FLYNN: and, you know, we are not going to agree on everything, you know that, but, but I think that we have a lot of things in common. A lot. And we have to figure out how, how to achieve those things, you know and, and be smart about it and, uh, uh, keep the temperature down globally, as well as not just, you know, here, here in the United States and also over in, in Russia.
KISLYAK: yeah.
FLYNN: But globally l want to keep the temperature down and we can do this ifwe are smart about it.
KISLYAK: You’re absolutely right.
FLYNN: I haven’t gotten, I haven’t gotten a, uh, confirmation on the, on the, uh, secure VTC yet, but the, but the boss is aware and so please convey that. [my emphasis]
Flynn might claim that he only told Trump about the video conference and not sanctions (which wouldn’t be remotely credible, given that Flynn was the one who raised the sanctions, not Kislyak). He might claim that any conveyance of the details of the call went to Trump second-hand, perhaps through KT McFarland.
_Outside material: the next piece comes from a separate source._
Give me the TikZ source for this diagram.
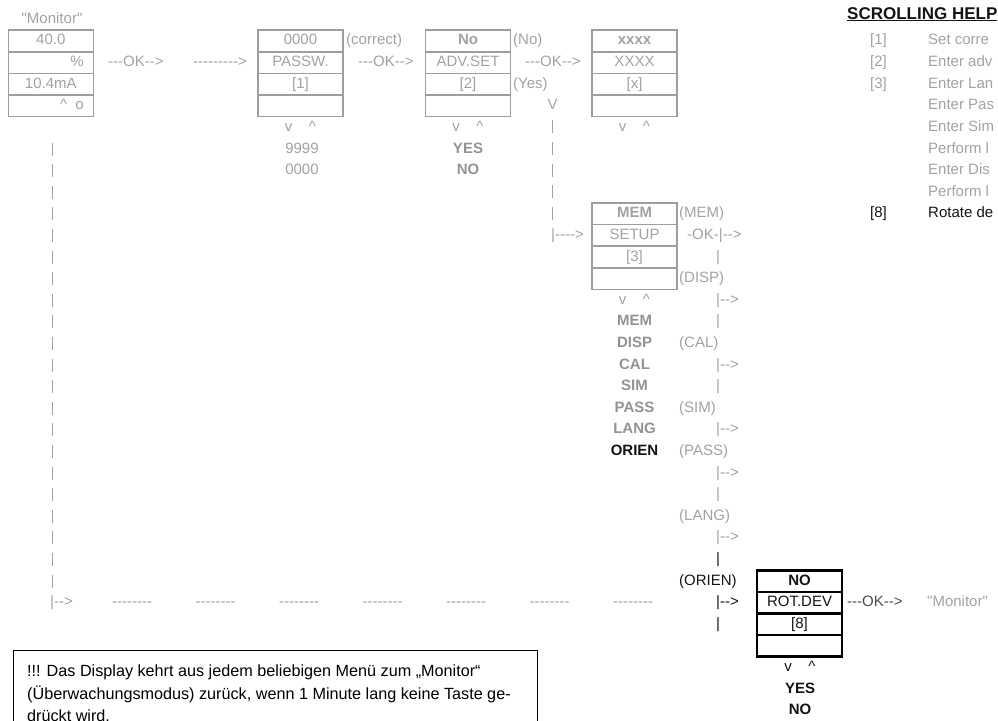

But whatever excuse Flynn would offer (remember, he has been asking for these transcripts since August, so it’s unclear how much of their content John Eisenberg, Reince Priebus, and Mike Pence shared with him in real time), his assurances to Kislyak, offered on December 31, that Trump knew of the request Kislyak had made on the December 29 call makes it quite clear that Flynn knew Trump had learned of the substance of the call via some means within 48 hours of that call.
And then told Mueller he had no idea whether he had shared that information.